Stufe Drei: Sicher in Wald und Flur
Die Marke ist nun sicher im Moderieren, Kommentieren, Beantworten und Konversieren. Sie hat ihre Stimme im Rahmen der definierten Tonalität gefunden, hat Antworten auf die meisten Fragen und Strategien für Konflikte, die sie außerdem früh erkennt, weil sie die frühen Signale und auch ihre Pappenheimer kennt. Sie hat ein Gespür für die Themen der Community und die Mitglieder, die sie treiben und tragen. Sie kann ernsthaft kritische Kommentare von „Das versendet sich“ unterscheiden und ist zu einem gestaltenden, wertigen Teil ihrer eigenen Community geworden. Rundherum haben wir gemeinsam Strukturen und Formate zum Austausch etabliert, die die Community Manager mit der Contentredaktion und den supportfähigen Einfachalleswissern im eigenen Unternehmen verbinden. Die Marke weiß, was sie sagt und sendet und was sie damit erreichen will, sie agiert entsprechend und kann die Community damit sanft steuern. Es ist aufgeforstet!
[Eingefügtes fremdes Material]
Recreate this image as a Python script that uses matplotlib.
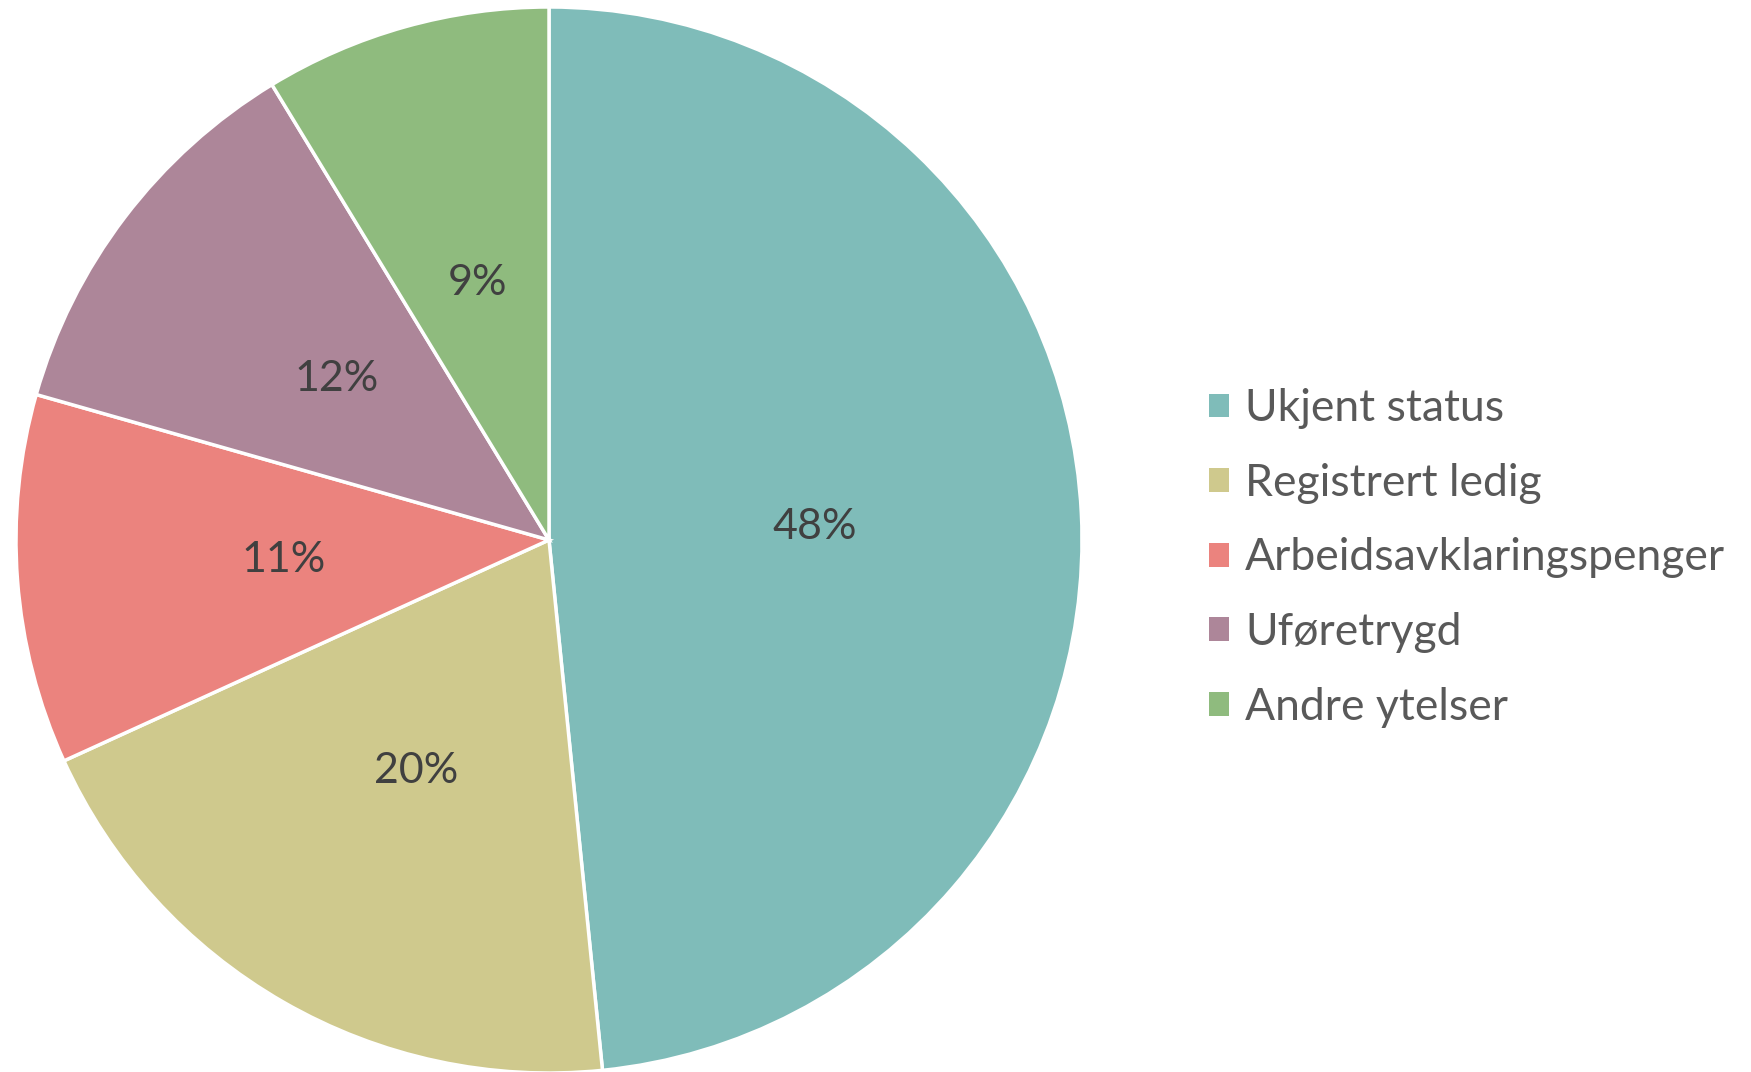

Jeder Wald braucht einen findigen Förster
Nun sorgen wir dafür, dass die gesunde Community weiterhin wächst und gedeiht. Zum Beispiel indem wir neue Kommunikationskanäle eröffnen (etwa Facebook-Gruppen) — oder das zumindest dem Kunden nahelegen und Potenziale aufzeigen. Außerdem sind wir jederzeit zur Stelle, wenn Borkenkäfer oder Säureregen zuschlagen — externe Faktoren und Entwicklungen, die zu Verstimmungen oder Themenverschiebungen führen. Wenn die Einrichtungs-Community plötzlich die Corona-Maßnahmen und die drohende Abschaffung des Bargelds diskutiert, braucht es Steuerung und Moderation.
Starke Marke = starke Community = starke Marke
Hat die Community Vertrauen gefasst und weiß, was sie von ihrer Marke zu erwarten hat, kann das daraus entstehende Potenzial sinnvoll gemeinsam mit Community-Mitgliedern genutzt werden: UGC-Content, Sales-Kampagnen, Kollaborationen, Micro-Influencer. Und hier auch ein schönes Argument für Nachhaltigkeit und nachwachsende Rohstoffe: Wer klug und mit Gefühl erntet, der hat auch im nächsten Jahr wieder eine „gute Ernte“, denn jede Interaktion (egal ob als Thread oder große User-Kampagne) ist gleichzeitig auch wieder ein Invest und lässt die Community noch fester zusammenwachsen.